Desiree ran a game about “Steampunk Gypsies.”  I’ll tell you more about it later, but for now, I want to tell you what I discovered after the game was over and I peeked at her “notes.”  She had a few pictures of NPCs, a list of a few names, and a small list of events, including “Allegria is already pregnant.”  Allegria was one of the NPCs, a beautiful dancing girl who fell for my character, and at no point was she pregnant.  So why had she written this fact down? Because, as Desiree explained, she didn’t know how the story would play out until she actually began to run it.  She had listed numerous little “ideas” to draw inspiration from on the spur of the moment.  Perhaps a romance bloomed with Allegria too quickly and she needed conflict, and thus, it would occur that she was already pregnant.  Or perhaps Desiree would need some other complication to keep the game spicy, so she’d draw on something else.  Or perhaps, as was the case this time, the player would feed her a neat idea that she could run with.

In some ways, as I said to her, that’s really not different from how I run things.  She notes interesting ideas as a sentence, I note them as a full paragraph, but in retrospect, I don’t actually think that’s true.  When I put together a game, I envision it in great deal.  I can see scenes playing out in my mind.  For example, I ran a scene in Cherry Blossom Rain where the Witch of Jukai offers to “free” Yukiko from the terrible grasp of Ren.  I could see her fox, could smell the scent of her swamp, see her j-horror features looming in Yukiko’s mirror.  I write those paragraphs because I can see them, like a movie, and I need, very much, to make those scenes more likely, more probable.  I come in the game knowing, more or less, what I want.  I still need to be surprised, I still need the game to flow and change based on what the players do, but those scenes often drive my inspiration like no other source.

What she does, what Bee does, is ultimately different, I think.  I believe they simply walk into a game with no expectations.  They have a premise and little else, and what happens, happens.  They want to have a fun game, and like me, they want to drive the action, though they drive it less towards actual, concrete scenes and more towards general themes that they enjoy: Desiree drives her game towards romance and tragedy, and Bee drives her game towards action and adventure.  What they need isn’t details, but inspiration that they feed into the game like one feeds tinder into a dying flame.  They guide the flame, they stoke it, but they don’t truly control it.

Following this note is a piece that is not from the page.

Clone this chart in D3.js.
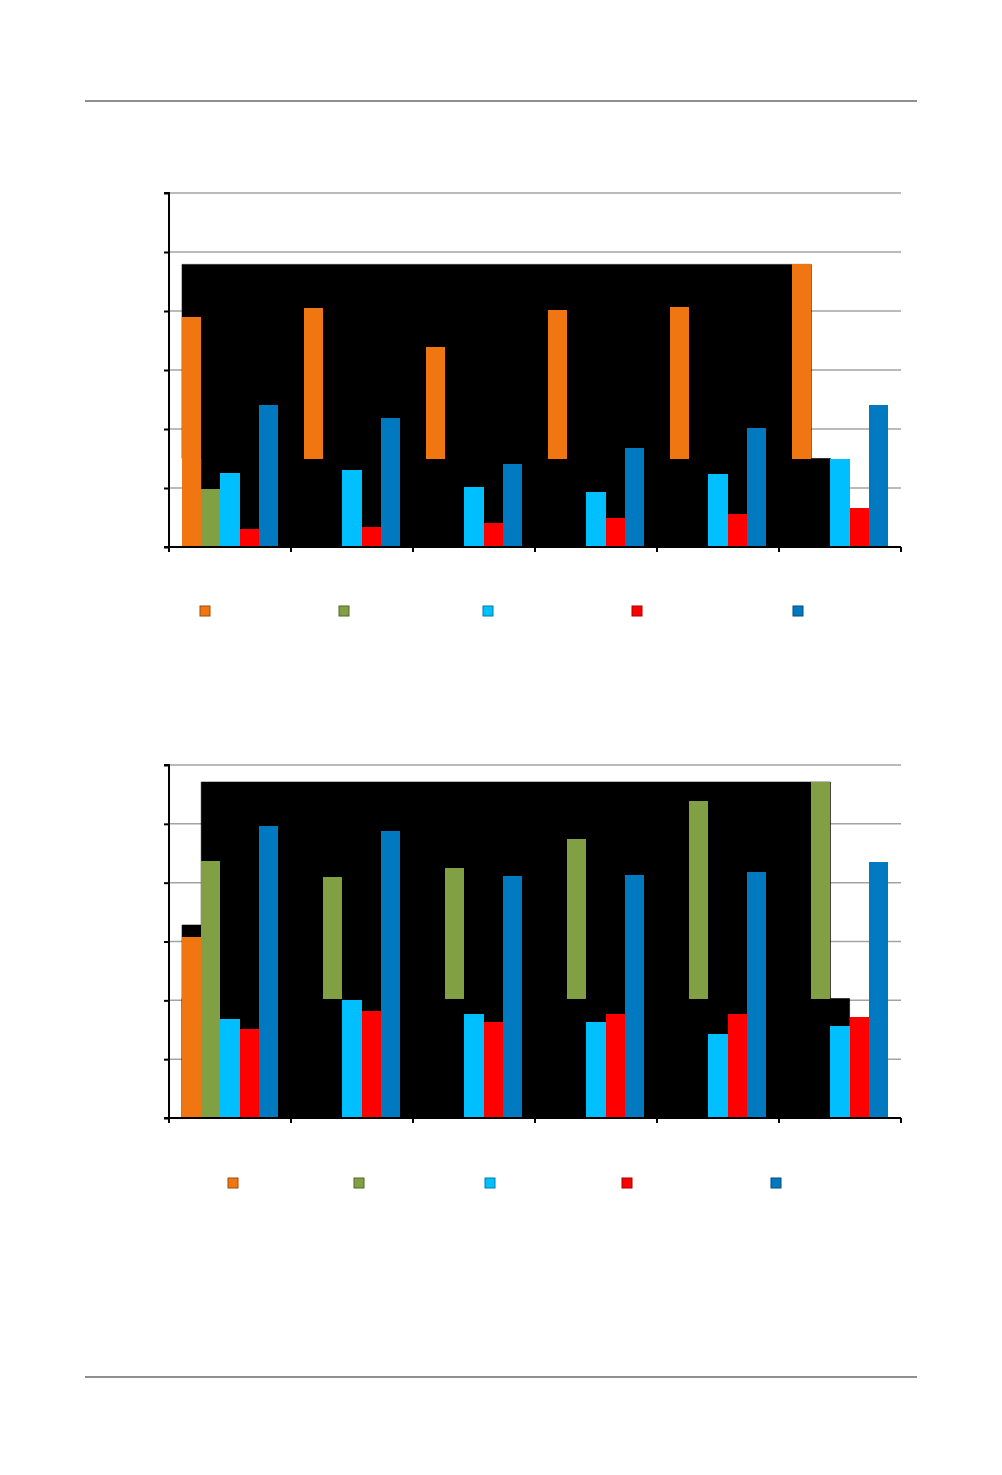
<!DOCTYPE html>
<html lang="en">
<head>
    <meta charset="UTF-8">
    <title>Grouped bars</title>
    <script src="https://d3js.org/d3.v7.min.js"></script>
    <style>
        body { margin: 0; background: #fff; }
        svg { display: block; }
        .grid line { stroke: #a3a3a3; stroke-width: 1.5px; }
        .axis path, .axis line { stroke: #000; stroke-width: 2px; }
        .page-rule { stroke: #6a6a6a; stroke-width: 1.5px; }
        .blocks rect, .bars rect { shape-rendering: crispEdges; }
    </style>
</head>
<body>
<svg width="1002" height="1475"></svg>
<script>
    // groups along the x axis (no labels printed in the source)
    const groups = [0, 1, 2, 3, 4, 5];
    const seriesKeys = ["orange", "green", "cyan", "red", "blue"];
    const seriesColors = ["#f07612", "#80a043", "#00bfff", "#ff0000", "#0079c1"];
    const yTicks = [0, 1, 2, 3, 4, 5, 6];

    // chart 1 values
    const c1Orange = [3.90, 4.05, 3.39, 4.01, 4.06, 4.79];
    const c1OrangeBase = [0, 1.5, 1.5, 1.5, 1.5, 1.5];
    const c1Green = [0.98, null, null, null, null, null];
    const c1Cyan = [1.26, 1.31, 1.01, 0.94, 1.23, 1.50];
    const c1Red = [0.30, 0.34, 0.40, 0.50, 0.56, 0.66];
    const c1Blue = [2.40, 2.18, 1.41, 1.68, 2.01, 2.41];
    // black blocks that hide parts of chart 1
    const c1Blocks = [
        { from: ["orange", 0], to: ["orange", 5], lo: 1.5, hi: 4.79 },
        { from: ["green", 0], to: ["green", 5], lo: 0, hi: 1.5 }
    ];

    // chart 2 values
    const c2Orange = [3.08, null, null, null, null, null];
    const c2Green = [4.36, 4.09, 4.25, 4.75, 5.39, 5.71];
    const c2GreenBase = [0, 2.03, 2.03, 2.03, 2.03, 2.03];
    const c2Cyan = [1.68, 2.01, 1.77, 1.63, 1.42, 1.57];
    const c2Red = [1.52, 1.82, 1.63, 1.77, 1.76, 1.71];
    const c2Blue = [4.96, 4.87, 4.11, 4.13, 4.18, 4.35];
    const c2Blocks = [
        { from: ["green", 0], to: ["green", 5], lo: 2.03, hi: 5.71 },
        { from: ["orange", 0], to: ["orange", 0], lo: 0, hi: 3.28 },
        { from: ["orange", 0], to: ["cyan", 5], lo: 0, hi: 2.03 }
    ];

    // legend marker x positions
    const c1Legend = [205, 344, 488, 637, 798];
    const c2Legend = [233, 359, 490, 627, 776];

    const svg = d3.select("svg");

    svg.append("line").attr("class", "page-rule")
        .attr("x1", 85).attr("x2", 917).attr("y1", 101).attr("y2", 101);
    svg.append("line").attr("class", "page-rule")
        .attr("x1", 85).attr("x2", 917).attr("y1", 1377).attr("y2", 1377);

    function drawChart(cfg) {
        const g = svg.append("g");
        const x0 = d3.scaleBand().domain(groups).range([169, 901]).paddingInner(0).paddingOuter(0);
        const x1 = d3.scaleBand().domain(seriesKeys).range([0, x0.bandwidth()])
            .paddingInner(0).paddingOuter(0.68);
        const y = d3.scaleLinear().domain([0, 6]).range([cfg.bottom, cfg.top]);
        const color = d3.scaleOrdinal().domain(seriesKeys).range(seriesColors);

        // gridlines
        g.append("g").attr("class", "grid")
            .selectAll("line").data(yTicks.slice(1)).join("line")
            .attr("x1", 169).attr("x2", 901)
            .attr("y1", d => y(d)).attr("y2", d => y(d));

        // black blocks, merged into one path so no seams show
        const blockPath = cfg.blocks.map(d => {
            const xa = x0(d.from[1]) + x1(d.from[0]);
            const xb = x0(d.to[1]) + x1(d.to[0]) + x1.bandwidth();
            return `M${xa},${y(d.hi)}H${xb}V${y(d.lo)}H${xa}Z`;
        }).join("");
        g.append("g").attr("class", "blocks")
            .append("path").attr("d", blockPath)
            .attr("fill", "#000").attr("fill-rule", "nonzero")
            .attr("stroke", "#000").attr("stroke-width", 0.6);

        // bars
        const rows = [];
        seriesKeys.forEach((k, si) => {
            cfg.values[si].forEach((v, gi) => {
                if (v == null) return;
                const base = cfg.bases[si] ? cfg.bases[si][gi] : 0;
                rows.push({ key: k, group: gi, v: v, base: base });
            });
        });
        g.append("g").attr("class", "bars").selectAll("rect").data(rows).join("rect")
            .attr("x", d => x0(d.group) + x1(d.key))
            .attr("width", x1.bandwidth())
            .attr("y", d => y(d.v))
            .attr("height", d => y(d.base) - y(d.v))
            .attr("fill", d => color(d.key));

        // axes
        g.append("g").attr("class", "axis")
            .attr("transform", "translate(169,0)")
            .call(d3.axisLeft(y).tickValues(yTicks).tickSize(5).tickFormat(""))
            .call(a => a.select(".domain").attr("d", `M-5,${cfg.top}H0V${cfg.bottom}`));

        const xBounds = d3.range(groups.length + 1).map(i => 169 + i * x0.step());
        const xa = g.append("g").attr("class", "axis");
        xa.append("line").attr("x1", 164).attr("x2", 901)
            .attr("y1", cfg.bottom).attr("y2", cfg.bottom);
        xa.selectAll(".tk").data(xBounds).join("line").attr("class", "tk")
            .attr("x1", d => d).attr("x2", d => d)
            .attr("y1", cfg.bottom).attr("y2", cfg.bottom + 5);

        // legend markers
        g.append("g").selectAll("rect").data(seriesKeys).join("rect")
            .attr("x", (d, i) => cfg.legendX[i] - 5)
            .attr("y", cfg.legendY - 5)
            .attr("width", 10).attr("height", 10)
            .attr("fill", d => color(d))
            .attr("stroke", d => d3.color(color(d)).darker(1.2))
            .attr("stroke-width", 1);
    }

    drawChart({
        top: 193, bottom: 547,
        values: [c1Orange, c1Green, c1Cyan, c1Red, c1Blue],
        bases: [c1OrangeBase, null, null, null, null],
        blocks: c1Blocks,
        legendX: c1Legend, legendY: 611
    });

    drawChart({
        top: 765, bottom: 1118,
        values: [c2Orange, c2Green, c2Cyan, c2Red, c2Blue],
        bases: [null, c2GreenBase, null, null, null],
        blocks: c2Blocks,
        legendX: c2Legend, legendY: 1183
    });
</script>
</body>
</html>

Returning to Lady Blackbird, what I think Bee really needs amounts, essentially, to a giant book of lists containing things like “Allegria is already pregnant.”  Lady Blackbird, in particular, excels at this.  The game master needs only supply the difficulty level and, if necessary, the consequences of the players’ action.  It presents those difficulties in the form of story-ideas: “A sky-squid attacks! Difficulty X to defeat it, with the danger of being lost or wounded if you fail!”  It gives you a difficulty, yes, but mostly, it just suggests that Sky Squids exist, and offers the idea that, perhaps, one might attack.  Instantly, you have a potential story idea, one that’s useless for many GMs, but one that’s rich fodder for one like Desiree or Bee.  I need more, but they need less.  Simple, small and beautiful, little seeds that bloom into full stories.

That’s what my book will be: Little seeds.